Pédopsychiatre réputé, Carter Nix a un comportement étrange et obsessionnel vis-à-vis de sa fille Amy. Après avoir abandonné sa carrière pour se consacrer à son éducation, Carter a des attitudes qui inquiètent de plus en plus sa femme Jenny. Lorsqu’elle trompe son mari, Jenny le voit se transformer et découvre une personnalité meurtrière qu’elle n’aurait jamais pu soupçonner.
Film maudit de Brian De Palma auquel on a souvent reproché son montage hasardeux, L’esprit de Caïn est un thriller dans lequel le cinéaste installe une tension permanente et offre comme à son habitude de géniales idées de mise en scène qui servent un récit décousu mais passionnant.
Dès l’ouverture, le cinéaste ne laisse que peu de doutes sur l’éventuelle pathologie de Nix qui l’amènera à commettre des meurtres sordides. Le spectateur découvre rapidement Caïn, l’autre personnalité du pédopsychiatre bien plus désinhibée et prédisposée au sale boulot qui permet à John Lithgow de livrer une prestation volontairement grotesque et réjouissante. Dans le cadre étouffant que représente la voiture de Nix, la première scène révèle la folie du pédopsychiatre et son obsession envers sa fille et les enfants.
Maître du thriller psychologique, Brian De Palma donne dans cette introduction quelques clés sur son personnage principal. Cela n’enlève rien au suspense de l’intrigue puisque la narration bascule ensuite vers un autre personnage. S’il le fait de façon moins virtuose que dans Pulsions, le réalisateur captive tout autant lorsqu’il nous présente Jenny, la femme de Carter qui voit un amour du passé ressurgir tout en étant de plus en plus consciente des dérives de son mari quant à l’éducation de leur fille.
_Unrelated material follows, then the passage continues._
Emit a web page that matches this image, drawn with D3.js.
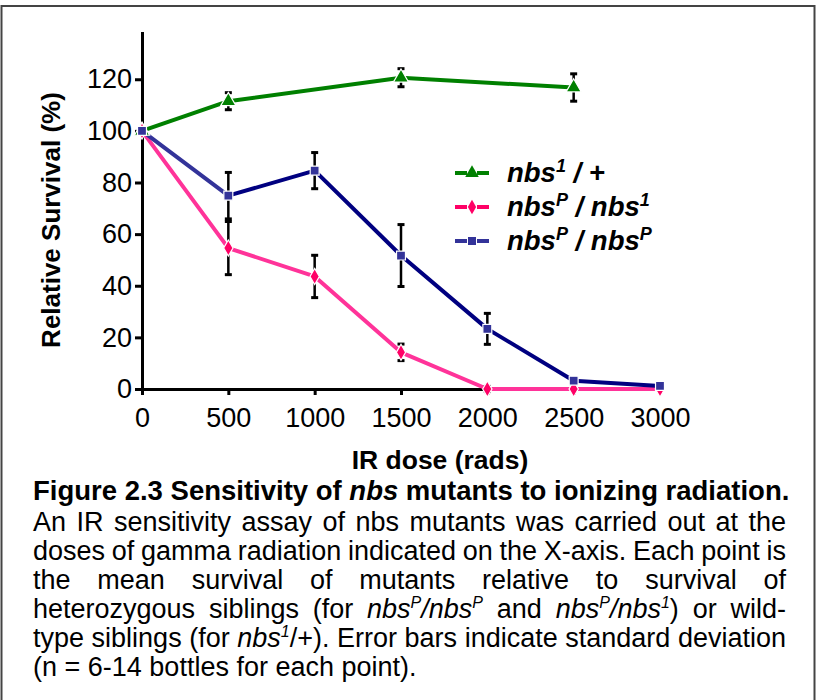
<!DOCTYPE html>
<html>
<head>
<meta charset="utf-8">
<script src="https://cdnjs.cloudflare.com/ajax/libs/d3/7.8.5/d3.min.js"></script>
<style>
  body { margin: 0; background: #fff; }
  svg text { font-family: "Liberation Sans", Arial, Helvetica, sans-serif; }
</style>
</head>
<body>
<svg id="chart" width="817" height="700"></svg>
<script>
// dose axis (rads) and survival ticks
const doses = [0, 500, 1000, 1500, 2000, 2500, 3000]
const yTicks = [0, 20, 40, 60, 80, 100, 120]

// nbs1/+  (relative to wild-type siblings)
const hetDose = [0, 500, 1500, 2500]
const hetMean = [100, 111.5, 120.6, 116.8]
const hetSd = [0, 3.3, 3.5, 5.3]

// nbsP/nbs1
const pOneDose = [0, 500, 1000, 1500, 2000, 2500, 3000]
const pOneMean = [100, 54.6, 43.6, 14.2, 0, 0, 0]
const pOneSd = [0, 10.3, 8.2, 3.2, 1, 0, 0]

// nbsP/nbsP
const pPDose = [0, 500, 1000, 1500, 2000, 2500, 3000]
const pPMean = [100, 74.9, 84.6, 51.7, 23.3, 3.2, 1.2]
const pPSd = [0, 9, 7, 12, 6, 0, 0]

// legend labels: *..* italic, ^x superscript
const legendLabels = ["nbs^1 / +", "nbs^P / nbs^1", "nbs^P / nbs^P"]

const xTitle = "IR dose (rads)"
const yTitle = "Relative Survival (%)"
const capTitle = "Figure 2.3 Sensitivity of *nbs* mutants to ionizing radiation."
const capLines = [
  "An IR sensitivity assay of nbs mutants was carried out at the",
  "doses of gamma radiation indicated on the X-axis. Each point is",
  "the mean survival of mutants relative to survival of",
  "heterozygous siblings (for *nbs^P/nbs^P* and *nbs^P/nbs^1*) or wild-",
  "type siblings (for *nbs^1*/+). Error bars indicate standard deviation",
  "(n = 6-14 bottles for each point)."
]

const series = [
  { dose: hetDose, mean: hetMean, sd: hetSd, color: "#008000", lead: "#008000", mark: "#008000", shape: d3.symbolTriangle, size: 100 },
  { dose: pOneDose, mean: pOneMean, sd: pOneSd, color: "#ff3399", lead: "#ff3399", mark: "#ff0066", shape: d3.symbolDiamond, size: 75 },
  { dose: pPDose, mean: pPMean, sd: pPSd, color: "#000080", lead: "#333399", mark: "#333399", shape: d3.symbolSquare, size: 80 }
]
series.forEach((s, i) => {
  s.label = legendLabels[i]
  s.pts = s.dose.map((d, j) => ({ x: d, y: s.mean[j], e: s.sd[j] }))
})

const svg = d3.select("#chart")

// frame around the figure
svg.append("rect")
  .attr("x", 1.5).attr("y", 6).attr("width", 813).attr("height", 700)
  .attr("fill", "none").attr("stroke", "#444").attr("stroke-width", 2)

const x = d3.scaleLinear().domain([0, 3000]).range([142, 660])
const y = d3.scaleLinear().domain([0, 138.5]).range([389, 31.5])

// axes
const yAxis = svg.append("g")
  .attr("transform", `translate(${x(0)},0)`)
  .call(d3.axisLeft(y).tickValues(yTicks).tickSize(7).tickSizeOuter(0).tickPadding(3))
const xAxis = svg.append("g")
  .attr("transform", `translate(0,${y(0)})`)
  .call(d3.axisBottom(x).tickValues(doses).tickFormat(d3.format("d"))
    .tickSize(6).tickSizeOuter(0).tickPadding(13))

;[xAxis, yAxis].forEach(g => {
  g.select(".domain").attr("stroke", "#000").attr("stroke-width", 3)
  g.selectAll(".tick line").attr("stroke", "#000").attr("stroke-width", 3)
  g.selectAll(".tick text").attr("fill", "#000").style("font-size", "27px")
})

svg.append("text")
  .attr("transform", "translate(60,220) rotate(-90)")
  .attr("text-anchor", "middle")
  .style("font-size", "26px").style("font-weight", "bold")
  .text(yTitle)

svg.append("text")
  .attr("x", 440).attr("y", 469)
  .attr("text-anchor", "middle")
  .style("font-size", "26.5px").style("font-weight", "bold")
  .text(xTitle)

// lines, drawn segment by segment so a series may start with a lighter lead
const plot = svg.append("g")
series.forEach(s => {
  plot.append("g").selectAll("line")
    .data(d3.pairs(s.pts))
    .join("line")
    .attr("x1", d => x(d[0].x)).attr("y1", d => y(d[0].y))
    .attr("x2", d => x(d[1].x)).attr("y2", d => y(d[1].y))
    .attr("stroke", (d, i) => i === 0 ? s.lead : s.color)
    .attr("stroke-width", 4)
    .attr("stroke-linecap", "round")
})

// error bars
series.forEach(s => {
  const eb = plot.append("g").selectAll("g")
    .data(s.pts.filter(p => p.e > 0))
    .join("g")
    .attr("stroke", "#000")
  eb.append("line")
    .attr("x1", d => x(d.x)).attr("x2", d => x(d.x))
    .attr("y1", d => y(d.y + d.e)).attr("y2", d => y(d.y - d.e))
    .attr("stroke-width", 2.5)
  eb.selectAll("line.cap")
    .data(d => [d.y + d.e, d.y - d.e].map(v => ({ x: d.x, v })))
    .join("line")
    .attr("class", "cap")
    .attr("x1", d => x(d.x) - 3.5).attr("x2", d => x(d.x) + 3.5)
    .attr("y1", d => y(d.v)).attr("y2", d => y(d.v))
    .attr("stroke-width", 3)
})

// markers
series.forEach(s => {
  plot.append("g").selectAll("path")
    .data(s.pts)
    .join("path")
    .attr("transform", d => `translate(${x(d.x)},${y(d.y)})`)
    .attr("d", d3.symbol(s.shape, s.size))
    .attr("fill", s.mark)
    .attr("stroke", "#fff")
    .attr("stroke-width", 1.2)
})

// rich text helper: *italic*, ^c superscript
function parseRuns(str) {
  const out = []
  let it = false, buf = ""
  for (let i = 0; i < str.length; i++) {
    const c = str[i]
    if (c === "*") { if (buf) out.push({ t: buf, i: it }); buf = ""; it = !it }
    else if (c === "^") { if (buf) out.push({ t: buf, i: it }); buf = ""; out.push({ t: str[++i], i: it, s: true }) }
    else buf += c
  }
  if (buf) out.push({ t: buf, i: it })
  return out
}

function richText(sel, str, size, supSize, supRise) {
  let shifted = 0
  parseRuns(str).forEach(r => {
    const ts = sel.append("tspan").text(r.t)
      .style("font-style", r.i ? "italic" : null)
    if (r.s) {
      ts.style("font-size", supSize + "px").attr("dy", -supRise - shifted)
      shifted = -supRise
    } else {
      ts.style("font-size", size + "px")
      if (shifted) { ts.attr("dy", -shifted); shifted = 0 }
    }
  })
  return sel
}

// legend
const legend = svg.append("g")
series.forEach((s, i) => {
  const cy = 173 + i * 34
  const row = legend.append("g").attr("transform", `translate(455,${cy})`)
  row.append("line").attr("x1", 0).attr("x2", 12).attr("stroke", s.mark).attr("stroke-width", 4)
  row.append("line").attr("x1", 22).attr("x2", 34).attr("stroke", s.mark).attr("stroke-width", 4)
  row.append("path").attr("transform", "translate(17,0)")
    .attr("d", d3.symbol(s.shape, s.size * 0.8)).attr("fill", s.mark)
  const t = row.append("text").attr("x", 52).attr("y", 9)
    .style("font-weight", "bold").style("font-style", "italic")
  richText(t, s.label, 27.5, 18, 10)
})

// caption
const capLeft = 33, capRight = 786
svg.append("text").attr("x", capLeft).attr("y", 500)
  .style("font-weight", "bold")
  .call(t => richText(t, capTitle, 27.5, 17, 9))

capLines.forEach((line, li) => {
  const baseY = 531 + li * 29
  const g = svg.append("g").attr("transform", `translate(${capLeft},${baseY})`)
  const words = line.split(" ").map(w => {
    const t = g.append("text")
    richText(t, w, 27, 16, 10)
    return { node: t, w: t.node().getComputedTextLength() }
  })
  const total = d3.sum(words, d => d.w)
  const last = li === capLines.length - 1
  const gap = last ? 7.5 : (capRight - capLeft - total) / (words.length - 1)
  let cx = 0
  words.forEach(d => { d.node.attr("x", cx); cx += d.w + gap })
})
</script>
</body>
</html>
Dans ce deuxième acte où Carter est vu d’un regard extérieur, le personnage apparaît tour à tour pathétique puis menaçant, notamment lors d’un cauchemar magistralement mis en scène en trois temps durant lequel De Palma biaise la frontière entre le rêve et la réalité.
Le spectateur se perd dans des ellipses mais se rattrape grâce aux indices donnés puis aux révélations faites sur la maladie de Carter qui font une nouvelle fois basculer le film. Avant Shyamalan, De Palma explorait le trouble dissociatif de l’identité, ce qui donne lieu à des séquences inattendues où le chasseur devient la proie avant de laisser Caïn reprendre le contrôle des événements.
Les signes révélés tout au long de l’œuvre prennent alors tout leur sens et si le montage met de côté Jenny dans la première partie puis Carter dans la deuxième, le spectateur a néanmoins saisi tous les enjeux et la nature des protagonistes avant l’ultime chapitre qui clôt habilement un récit dans lequel on aime se perdre.
L’esprit de Caïn laisse un souvenir trouble et si l’on a du mal à situer certaines séquences, l’ambiance tantôt oppressante, tantôt romantique mise en avant par la musique lancinante de Pino Dinaggio est profondément marquante. Si De Palma semble se montrer plus optimiste que dans certains de ses films lors du dénouement, le plan final relève toute la noirceur, l’ironie et l’étrangeté fascinante de ce thriller sous-estimé duquel ressortent des séquences aussi mémorables que celles de ses chefs d’œuvre établis.